In 2014, Glasco joined Texas A&M as associate head coach. In the 2016 and 2017 seasons, the Aggies led the SEC in home run in regular season conference play. In 2017, the Aggies had their best SEC Conference finish ever with a 16–7 conference record and advanced to the Women's College World Series.

===Louisiana (2018–2024)===
After firing former head coach Michael Lotief for alleged abusive conduct, the University of Louisiana at Lafayette hired Glasco as head coach for the Louisiana Ragin' Cajuns softball team on November 20, 2017. At the time of his hire, Glasco had been associate head coach at Auburn. In his first season as head coach, Glasco led Louisiana to a 41–16 record, including a 3–2 record in the NCAA Tournament that had both a 5–4 upset win and loss in the regional final to host LSU. The 2019 season ended in similar heartbreak after Louisiana defeated Southeast Missouri State and Ole Miss in the Oxford Regional to lose to Ole Miss 1–5 and force a game 7. In the game 7, the Cajuns would rally back from a 0–3 deficit to be 4–3, then eventually lose when Ole Miss would score 2 in the 7th inning. Following a shortened 2020 COVID-19 season, the Cajuns would repeat back-to-back as both conference regular season and tournament champions with appearances in the 2021 Baton Rouge Regionals and the 2022 Clemson Regionals.

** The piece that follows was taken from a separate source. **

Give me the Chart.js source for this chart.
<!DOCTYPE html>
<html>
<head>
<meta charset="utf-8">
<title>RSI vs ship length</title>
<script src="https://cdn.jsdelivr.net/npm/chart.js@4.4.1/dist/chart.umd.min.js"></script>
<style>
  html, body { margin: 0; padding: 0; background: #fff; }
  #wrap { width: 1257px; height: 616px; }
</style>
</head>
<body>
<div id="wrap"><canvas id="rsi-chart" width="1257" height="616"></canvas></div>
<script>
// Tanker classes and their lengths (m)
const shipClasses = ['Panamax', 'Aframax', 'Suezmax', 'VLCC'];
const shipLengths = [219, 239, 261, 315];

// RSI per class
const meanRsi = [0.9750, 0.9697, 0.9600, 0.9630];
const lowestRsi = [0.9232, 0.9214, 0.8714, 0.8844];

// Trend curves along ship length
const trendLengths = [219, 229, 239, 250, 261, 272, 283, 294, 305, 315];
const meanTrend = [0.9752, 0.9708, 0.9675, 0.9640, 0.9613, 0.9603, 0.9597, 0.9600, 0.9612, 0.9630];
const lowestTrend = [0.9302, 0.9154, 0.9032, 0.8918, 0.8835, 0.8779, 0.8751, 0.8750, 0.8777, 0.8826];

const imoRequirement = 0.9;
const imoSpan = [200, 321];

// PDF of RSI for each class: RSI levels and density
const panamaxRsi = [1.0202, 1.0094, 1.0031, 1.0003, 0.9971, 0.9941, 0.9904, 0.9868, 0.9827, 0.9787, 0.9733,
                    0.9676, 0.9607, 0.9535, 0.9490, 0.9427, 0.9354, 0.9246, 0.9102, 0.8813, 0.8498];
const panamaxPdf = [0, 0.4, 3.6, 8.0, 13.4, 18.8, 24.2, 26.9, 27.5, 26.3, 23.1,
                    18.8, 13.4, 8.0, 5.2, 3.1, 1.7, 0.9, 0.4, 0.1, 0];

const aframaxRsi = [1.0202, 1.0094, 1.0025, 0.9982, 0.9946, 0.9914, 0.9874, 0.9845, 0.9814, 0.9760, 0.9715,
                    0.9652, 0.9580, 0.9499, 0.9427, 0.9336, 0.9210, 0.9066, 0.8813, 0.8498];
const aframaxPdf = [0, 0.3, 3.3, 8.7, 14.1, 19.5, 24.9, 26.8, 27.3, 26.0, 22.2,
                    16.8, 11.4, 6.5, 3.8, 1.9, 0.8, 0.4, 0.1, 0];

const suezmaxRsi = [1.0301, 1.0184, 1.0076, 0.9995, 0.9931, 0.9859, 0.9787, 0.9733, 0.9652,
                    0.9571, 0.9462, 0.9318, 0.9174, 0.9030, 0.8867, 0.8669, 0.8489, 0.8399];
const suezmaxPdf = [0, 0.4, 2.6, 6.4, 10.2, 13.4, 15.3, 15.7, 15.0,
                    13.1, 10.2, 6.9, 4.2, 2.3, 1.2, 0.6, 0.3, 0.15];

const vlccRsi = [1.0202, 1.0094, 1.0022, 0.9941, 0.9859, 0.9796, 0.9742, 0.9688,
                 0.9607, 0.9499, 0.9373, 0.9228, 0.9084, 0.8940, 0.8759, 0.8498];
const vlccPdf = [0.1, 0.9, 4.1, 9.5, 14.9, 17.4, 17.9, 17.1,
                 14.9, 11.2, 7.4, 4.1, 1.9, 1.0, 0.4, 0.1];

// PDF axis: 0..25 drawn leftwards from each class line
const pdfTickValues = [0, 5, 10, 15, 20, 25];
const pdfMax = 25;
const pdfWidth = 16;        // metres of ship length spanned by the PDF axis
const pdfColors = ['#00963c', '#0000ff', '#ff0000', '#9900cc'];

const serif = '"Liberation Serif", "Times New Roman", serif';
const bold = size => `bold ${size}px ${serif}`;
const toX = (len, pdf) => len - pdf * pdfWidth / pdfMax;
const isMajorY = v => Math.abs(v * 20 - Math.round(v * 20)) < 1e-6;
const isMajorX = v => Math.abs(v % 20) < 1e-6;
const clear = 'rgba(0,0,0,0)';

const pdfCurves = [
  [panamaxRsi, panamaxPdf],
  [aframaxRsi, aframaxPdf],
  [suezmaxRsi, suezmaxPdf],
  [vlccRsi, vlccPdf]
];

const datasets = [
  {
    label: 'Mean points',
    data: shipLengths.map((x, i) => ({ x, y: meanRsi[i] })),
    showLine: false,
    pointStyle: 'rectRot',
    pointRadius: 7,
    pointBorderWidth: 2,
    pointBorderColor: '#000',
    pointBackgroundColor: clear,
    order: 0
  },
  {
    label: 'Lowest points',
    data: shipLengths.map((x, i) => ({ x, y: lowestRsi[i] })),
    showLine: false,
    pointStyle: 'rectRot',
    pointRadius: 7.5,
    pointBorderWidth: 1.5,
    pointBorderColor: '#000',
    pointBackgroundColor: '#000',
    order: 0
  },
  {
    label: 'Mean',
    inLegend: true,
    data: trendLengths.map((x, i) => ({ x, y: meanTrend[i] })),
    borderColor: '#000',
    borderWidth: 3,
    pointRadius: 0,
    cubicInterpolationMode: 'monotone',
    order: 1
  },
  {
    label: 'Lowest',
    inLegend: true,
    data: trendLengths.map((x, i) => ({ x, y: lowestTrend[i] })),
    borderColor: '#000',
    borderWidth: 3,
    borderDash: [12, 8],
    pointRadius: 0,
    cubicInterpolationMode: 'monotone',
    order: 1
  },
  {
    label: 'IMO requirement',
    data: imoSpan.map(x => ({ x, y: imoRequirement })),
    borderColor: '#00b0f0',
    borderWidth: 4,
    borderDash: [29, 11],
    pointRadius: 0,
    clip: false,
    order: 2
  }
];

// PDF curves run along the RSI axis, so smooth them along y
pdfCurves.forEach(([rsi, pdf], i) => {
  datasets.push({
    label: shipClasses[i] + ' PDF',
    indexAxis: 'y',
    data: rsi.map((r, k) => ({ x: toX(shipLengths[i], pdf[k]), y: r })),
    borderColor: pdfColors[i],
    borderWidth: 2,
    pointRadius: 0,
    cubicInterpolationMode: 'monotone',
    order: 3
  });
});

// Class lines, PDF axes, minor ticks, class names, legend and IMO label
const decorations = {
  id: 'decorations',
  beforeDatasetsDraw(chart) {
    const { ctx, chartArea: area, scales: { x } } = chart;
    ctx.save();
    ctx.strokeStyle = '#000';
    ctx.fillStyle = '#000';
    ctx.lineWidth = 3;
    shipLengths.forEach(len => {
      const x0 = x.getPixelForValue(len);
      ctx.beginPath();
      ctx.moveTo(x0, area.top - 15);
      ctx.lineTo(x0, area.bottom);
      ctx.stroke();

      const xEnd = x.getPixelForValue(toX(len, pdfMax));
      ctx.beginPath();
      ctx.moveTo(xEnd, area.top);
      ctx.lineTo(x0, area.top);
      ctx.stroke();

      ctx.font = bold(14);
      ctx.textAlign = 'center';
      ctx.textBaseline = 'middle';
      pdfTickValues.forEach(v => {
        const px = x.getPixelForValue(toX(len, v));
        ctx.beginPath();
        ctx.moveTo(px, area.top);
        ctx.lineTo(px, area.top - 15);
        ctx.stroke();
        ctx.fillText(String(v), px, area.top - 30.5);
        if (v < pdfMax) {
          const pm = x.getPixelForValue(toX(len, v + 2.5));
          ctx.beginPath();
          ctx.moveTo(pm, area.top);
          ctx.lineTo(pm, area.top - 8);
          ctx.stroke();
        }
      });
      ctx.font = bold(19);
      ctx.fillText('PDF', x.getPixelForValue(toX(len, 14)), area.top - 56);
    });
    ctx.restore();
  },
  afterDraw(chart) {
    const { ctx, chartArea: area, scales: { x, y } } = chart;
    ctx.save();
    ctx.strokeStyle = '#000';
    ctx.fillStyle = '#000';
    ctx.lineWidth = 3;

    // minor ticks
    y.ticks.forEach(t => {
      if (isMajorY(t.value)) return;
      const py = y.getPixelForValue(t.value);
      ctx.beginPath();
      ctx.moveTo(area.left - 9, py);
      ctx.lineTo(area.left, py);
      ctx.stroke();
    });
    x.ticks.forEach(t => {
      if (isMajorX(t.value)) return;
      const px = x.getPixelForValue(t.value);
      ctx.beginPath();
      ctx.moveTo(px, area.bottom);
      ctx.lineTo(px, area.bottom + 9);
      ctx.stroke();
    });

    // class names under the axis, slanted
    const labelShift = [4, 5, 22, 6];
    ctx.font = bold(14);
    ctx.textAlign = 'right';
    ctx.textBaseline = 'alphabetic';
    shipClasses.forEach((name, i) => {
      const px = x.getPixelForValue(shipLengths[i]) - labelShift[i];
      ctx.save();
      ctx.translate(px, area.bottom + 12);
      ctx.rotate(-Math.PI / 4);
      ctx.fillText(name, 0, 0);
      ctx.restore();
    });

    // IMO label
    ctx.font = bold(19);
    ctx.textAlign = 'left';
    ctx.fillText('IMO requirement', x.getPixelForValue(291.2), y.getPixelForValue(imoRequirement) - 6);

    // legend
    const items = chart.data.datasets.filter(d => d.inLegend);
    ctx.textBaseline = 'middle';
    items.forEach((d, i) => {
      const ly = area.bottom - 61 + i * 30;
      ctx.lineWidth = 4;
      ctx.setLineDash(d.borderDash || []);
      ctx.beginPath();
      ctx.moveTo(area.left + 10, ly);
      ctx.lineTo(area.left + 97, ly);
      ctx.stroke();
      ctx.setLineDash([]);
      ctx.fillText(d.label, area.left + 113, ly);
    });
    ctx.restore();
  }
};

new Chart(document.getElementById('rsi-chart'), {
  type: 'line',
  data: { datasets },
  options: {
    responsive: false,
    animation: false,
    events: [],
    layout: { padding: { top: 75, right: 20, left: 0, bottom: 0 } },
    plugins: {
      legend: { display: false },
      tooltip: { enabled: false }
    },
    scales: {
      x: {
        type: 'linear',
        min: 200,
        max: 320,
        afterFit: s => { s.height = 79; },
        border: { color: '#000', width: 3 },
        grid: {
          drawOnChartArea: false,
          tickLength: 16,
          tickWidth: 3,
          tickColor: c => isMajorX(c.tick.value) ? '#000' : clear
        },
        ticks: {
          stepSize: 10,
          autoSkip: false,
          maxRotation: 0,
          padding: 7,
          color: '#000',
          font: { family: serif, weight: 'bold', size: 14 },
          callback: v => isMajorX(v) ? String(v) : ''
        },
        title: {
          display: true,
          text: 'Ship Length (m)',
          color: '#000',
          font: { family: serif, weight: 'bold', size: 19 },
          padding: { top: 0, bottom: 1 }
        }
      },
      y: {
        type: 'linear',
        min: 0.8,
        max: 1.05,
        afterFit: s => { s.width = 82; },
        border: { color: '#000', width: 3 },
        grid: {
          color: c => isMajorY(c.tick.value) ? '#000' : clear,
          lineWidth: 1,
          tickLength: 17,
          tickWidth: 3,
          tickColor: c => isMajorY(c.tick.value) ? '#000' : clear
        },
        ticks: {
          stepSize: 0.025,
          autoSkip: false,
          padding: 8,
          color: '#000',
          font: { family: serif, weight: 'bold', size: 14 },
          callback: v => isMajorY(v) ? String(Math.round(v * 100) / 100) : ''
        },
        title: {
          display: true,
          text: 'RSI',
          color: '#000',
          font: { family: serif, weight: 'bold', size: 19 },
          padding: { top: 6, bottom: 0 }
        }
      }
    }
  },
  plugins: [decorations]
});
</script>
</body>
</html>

Glasco finished his tenure with the Louisiana Ragin' Cajuns, where he compiled a 300–88 record in seven years, securing five Sun Belt Conference regular-season titles and advanced to the NCAA Tournament each year.

===Texas Tech (2025–present)===
On June 20, 2024, Glasco was named the head coach at Texas Tech. During the 2025 NCAA Division I softball season, the Red Raiders advanced to the 2025 Women's College World Series for the first time in program history.

===Professional===
Glasco has been a head coach with National Pro Fastpitch (NPF) three times, first for USSSA Pride in 2014 then the Scrap Yard Dawgs in 2017, and again for USSSA Pride in 2019. All three teams won the NPF's Cowles Cup championship. Glasco also currently serves as the head coach for the Smash It Sports Vipers of the WPF an offspring of the NPF.

==Head coaching record==
The following table shows Glasco's record as a college head coach.

Record table
| Season | Team | Overall | Conference | Standing | Postseason |
Louisiana Ragin' Cajuns (Sun Belt Conference) (2018–2024)
| 2018 | Louisiana | 41–16 | 21–6 | 1st | NCAA Regional |
| 2019 | Louisiana | 52–6 | 25–0 | 1st | NCAA Regional |
| 2020 | Louisiana | 18–6 | 2–1 |  | Season canceled due to the COVID-19 pandemic |
| 2021 | Louisiana | 47–12 | 21–3 | 1st | NCAA Regional |
| 2022 | Louisiana | 47–13 | 23–4 | 1st | NCAA Regional |
| 2023 | Louisiana | 50–16 | 22–2 | 1st | NCAA Super Regionals |
| 2024 | Louisiana | 45–19 | 22–2 | 1st | NCAA Regional |
| Louisiana: |  | 300–88 (.773) | 136–18 (.883) |  |  |  |  |  |
Texas Tech Red Raiders (Big 12 Conference) (2025–present)
| 2025 | Texas Tech | 54–14 | 20–4 | 1st | WCWS Runner-Up |
| 2026 | Texas Tech | 61–10 | 21–3 | 1st | WCWS Runner-Up |
| Texas Tech: |  | 115–24 (.827) | 41–7 (.854) |  |  |  |  |  |
| Total: |  | 415–112 (.787) |  |  |  |  |  |  |  |
National champion Postseason invitational champion Conference regular season champion Conference regular season and conference tournament champion Division regular season champion Division regular season and conference tournament champion Conference tournament champion

==Personal life==
Glasco is married to Vickie Glasco and has three daughters, all of whom have been involved in softball, including Tara Glasco Archibald who is Associate Head Coach for the Texas Tech Red Raiders. She previously served as the Head Coach at Eastern Illinois University in Charleston, Illinois and was formerly the assistant coach at Illinois State 2017-2019. His daughter Erin Glasco Simons played softball at Texas A&M University.

In 2019, Glasco's daughter Geri Ann Glasco, who had just been hired as a Volunteer Assistant Coach at Louisiana, was killed in a car accident in Lafayette, Louisiana.